Records with drawing code:
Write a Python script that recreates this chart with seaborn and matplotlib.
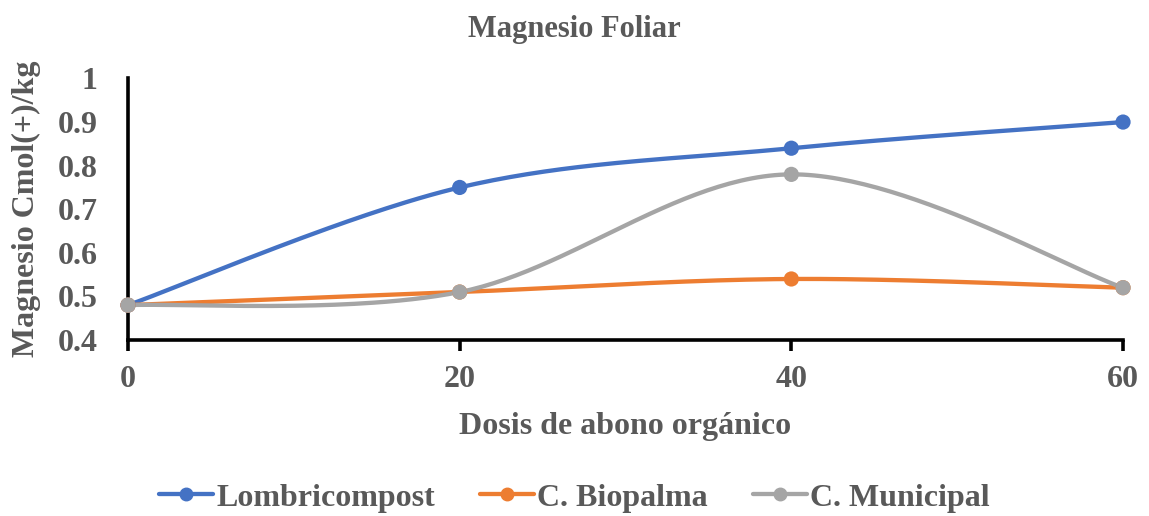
import numpy as np
import pandas as pd
import matplotlib
matplotlib.use("Agg")
import matplotlib.pyplot as plt
from matplotlib.lines import Line2D
import seaborn as sns

# ---- data ----
dosis = [0, 20, 40, 60]
lombricompost = [0.48, 0.75, 0.84, 0.90]
biopalma = [0.48, 0.51, 0.54, 0.52]
municipal = [0.48, 0.51, 0.78, 0.52]
series_names = ["Lombricompost", "C. Biopalma", "C. Municipal"]
colors = ["#4472C4", "#ED7D31", "#A5A5A5"]
y_ticks = [0.4, 0.5, 0.6, 0.7, 0.8, 0.9, 1.0]
y_tick_labels = ["0.4", "0.5", "0.6", "0.7", "0.8", "0.9", "1"]
title = "Magnesio Foliar"
xlabel = "Dosis de abono orgánico"
ylabel = "Magnesio Cmol(+)/kg"


def smooth(xs, ys, n=60):
    """Excel-like smoothed line (Catmull-Rom Bezier) for rendering."""
    P = np.column_stack([xs, ys]).astype(float)
    pts = []
    for i in range(len(P) - 1):
        p0 = P[i - 1] if i > 0 else P[i]
        p1 = P[i]
        p2 = P[i + 1]
        p3 = P[i + 2] if i + 2 < len(P) else P[i + 1]
        c1 = p1 + (p2 - p0) / 6.0
        c2 = p2 - (p3 - p1) / 6.0
        t = np.linspace(0, 1, n)[:, None]
        b = ((1 - t) ** 3) * p1 + 3 * ((1 - t) ** 2) * t * c1 + 3 * (1 - t) * t ** 2 * c2 + t ** 3 * p2
        pts.append(b if i == 0 else b[1:])
    B = np.vstack(pts)
    return B[:, 0], B[:, 1]


values = [lombricompost, biopalma, municipal]
curve_frames = []
point_frames = []
for name, vals in zip(series_names, values):
    sx, sy = smooth(dosis, vals)
    curve_frames.append(pd.DataFrame({"x": sx, "y": sy, "serie": name}))
    point_frames.append(pd.DataFrame({"x": dosis, "y": vals, "serie": name}))
curves = pd.concat(curve_frames, ignore_index=True)
points = pd.concat(point_frames, ignore_index=True)

sns.set_theme(style="white")
plt.rcParams['font.family'] = ['Liberation Serif', 'DejaVu Serif']
text_color = "#595959"

fig = plt.figure(figsize=(11.49, 5.16), dpi=100)
ax = fig.add_axes([0.1114, 0.3411, 0.866, 0.5068])

palette = dict(zip(series_names, colors))
sns.lineplot(data=curves, x="x", y="y", hue="serie", palette=palette, sort=False,
             estimator=None, units="serie", linewidth=3.1, legend=False, ax=ax, zorder=3)
sns.scatterplot(data=points, x="x", y="y", hue="serie", palette=palette, s=120,
                linewidth=0, legend=False, ax=ax, zorder=4, clip_on=False)
for c in ax.collections:
    c.set_clip_on(False)

ax.set_xlim(0, 60)
ax.set_ylim(0.4, 1.0)
ax.set_xticks(dosis)
ax.set_xticklabels([str(d) for d in dosis])
ax.set_yticks(y_ticks)
ax.set_yticklabels(y_tick_labels)

for s in ["top", "right"]:
    ax.spines[s].set_visible(False)
for s in ["left", "bottom"]:
    ax.spines[s].set_color("black")
    ax.spines[s].set_linewidth(2.6)

ax.tick_params(axis="x", direction="out", length=8, width=2.6, color="black",
               labelsize=23, labelcolor=text_color, pad=10, bottom=True)
ax.tick_params(axis="y", length=0, labelsize=23, labelcolor=text_color, pad=22)
for lab in ax.get_xticklabels() + ax.get_yticklabels():
    lab.set_fontweight("bold")

ax.set_xlabel(xlabel, fontsize=23, fontweight="bold", color=text_color, labelpad=13)
ax.set_ylabel(ylabel, fontsize=23, fontweight="bold", color=text_color, labelpad=12)
fig.suptitle(title, x=0.5, y=0.97, fontsize=22, fontweight="bold", color=text_color)

handles = [Line2D([0], [0], color=c, lw=3.1, marker="o", markersize=9) for c in colors]
leg = fig.legend(handles, series_names, loc="center", bbox_to_anchor=(0.5, 0.035), ncol=3,
                 frameon=False, fontsize=23, handlelength=1.7, handletextpad=0.1,
                 columnspacing=1.4)
for t in leg.get_texts():
    t.set_color(text_color)
    t.set_fontweight("bold")

fig.savefig("out.png", dpi=100)
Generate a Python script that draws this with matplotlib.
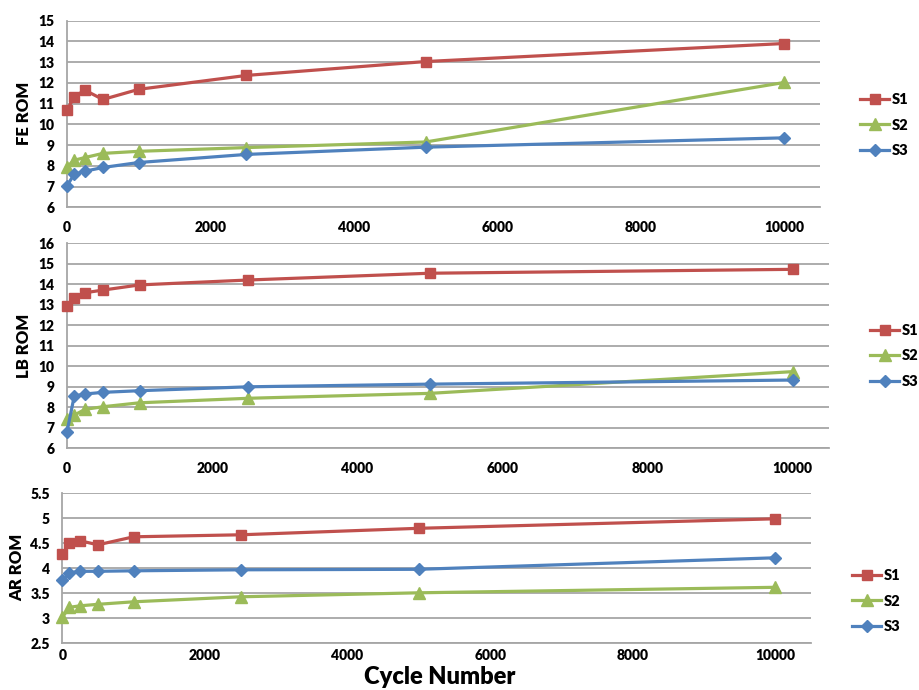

### Requirements
Output a faithful copy of the data, with each picture left out.

### Response to this exercise
Write a Python script that recreates this chart with seaborn and matplotlib.
import numpy as np
import pandas as pd
import matplotlib
matplotlib.use("Agg")
import matplotlib.pyplot as plt
from matplotlib.lines import Line2D
import seaborn as sns

# ---- data ----
dosis = [0, 20, 40, 60]
lombricompost = [0.48, 0.75, 0.84, 0.90]
biopalma = [0.48, 0.51, 0.54, 0.52]
municipal = [0.48, 0.51, 0.78, 0.52]
series_names = ["Lombricompost", "C. Biopalma", "C. Municipal"]
colors = ["#4472C4", "#ED7D31", "#A5A5A5"]
y_ticks = [0.4, 0.5, 0.6, 0.7, 0.8, 0.9, 1.0]
y_tick_labels = ["0.4", "0.5", "0.6", "0.7", "0.8", "0.9", "1"]
title = "Magnesio Foliar"
xlabel = "Dosis de abono orgánico"
ylabel = "Magnesio Cmol(+)/kg"


def smooth(xs, ys, n=60):
    """Excel-like smoothed line (Catmull-Rom Bezier) for rendering."""
    P = np.column_stack([xs, ys]).astype(float)
    pts = []
    for i in range(len(P) - 1):
        p0 = P[i - 1] if i > 0 else P[i]
        p1 = P[i]
        p2 = P[i + 1]
        p3 = P[i + 2] if i + 2 < len(P) else P[i + 1]
        c1 = p1 + (p2 - p0) / 6.0
        c2 = p2 - (p3 - p1) / 6.0
        t = np.linspace(0, 1, n)[:, None]
        b = ((1 - t) ** 3) * p1 + 3 * ((1 - t) ** 2) * t * c1 + 3 * (1 - t) * t ** 2 * c2 + t ** 3 * p2
        pts.append(b if i == 0 else b[1:])
    B = np.vstack(pts)
    return B[:, 0], B[:, 1]


values = [lombricompost, biopalma, municipal]
curve_frames = []
point_frames = []
for name, vals in zip(series_names, values):
    sx, sy = smooth(dosis, vals)
    curve_frames.append(pd.DataFrame({"x": sx, "y": sy, "serie": name}))
    point_frames.append(pd.DataFrame({"x": dosis, "y": vals, "serie": name}))
curves = pd.concat(curve_frames, ignore_index=True)
points = pd.concat(point_frames, ignore_index=True)

sns.set_theme(style="white")
plt.rcParams['font.family'] = ['Liberation Serif', 'DejaVu Serif']
text_color = "#595959"

fig = plt.figure(figsize=(11.49, 5.16), dpi=100)
ax = fig.add_axes([0.1114, 0.3411, 0.866, 0.5068])

palette = dict(zip(series_names, colors))
sns.lineplot(data=curves, x="x", y="y", hue="serie", palette=palette, sort=False,
             estimator=None, units="serie", linewidth=3.1, legend=False, ax=ax, zorder=3)
sns.scatterplot(data=points, x="x", y="y", hue="serie", palette=palette, s=120,
                linewidth=0, legend=False, ax=ax, zorder=4, clip_on=False)
for c in ax.collections:
    c.set_clip_on(False)

ax.set_xlim(0, 60)
ax.set_ylim(0.4, 1.0)
ax.set_xticks(dosis)
ax.set_xticklabels([str(d) for d in dosis])
ax.set_yticks(y_ticks)
ax.set_yticklabels(y_tick_labels)

for s in ["top", "right"]:
    ax.spines[s].set_visible(False)
for s in ["left", "bottom"]:
    ax.spines[s].set_color("black")
    ax.spines[s].set_linewidth(2.6)

ax.tick_params(axis="x", direction="out", length=8, width=2.6, color="black",
               labelsize=23, labelcolor=text_color, pad=10, bottom=True)
ax.tick_params(axis="y", length=0, labelsize=23, labelcolor=text_color, pad=22)
for lab in ax.get_xticklabels() + ax.get_yticklabels():
    lab.set_fontweight("bold")

ax.set_xlabel(xlabel, fontsize=23, fontweight="bold", color=text_color, labelpad=13)
ax.set_ylabel(ylabel, fontsize=23, fontweight="bold", color=text_color, labelpad=12)
fig.suptitle(title, x=0.5, y=0.97, fontsize=22, fontweight="bold", color=text_color)

handles = [Line2D([0], [0], color=c, lw=3.1, marker="o", markersize=9) for c in colors]
leg = fig.legend(handles, series_names, loc="center", bbox_to_anchor=(0.5, 0.035), ncol=3,
                 frameon=False, fontsize=23, handlelength=1.7, handletextpad=0.1,
                 columnspacing=1.4)
for t in leg.get_texts():
    t.set_color(text_color)
    t.set_fontweight("bold")

fig.savefig("out.png", dpi=100)
Generate a Python script that draws this with matplotlib.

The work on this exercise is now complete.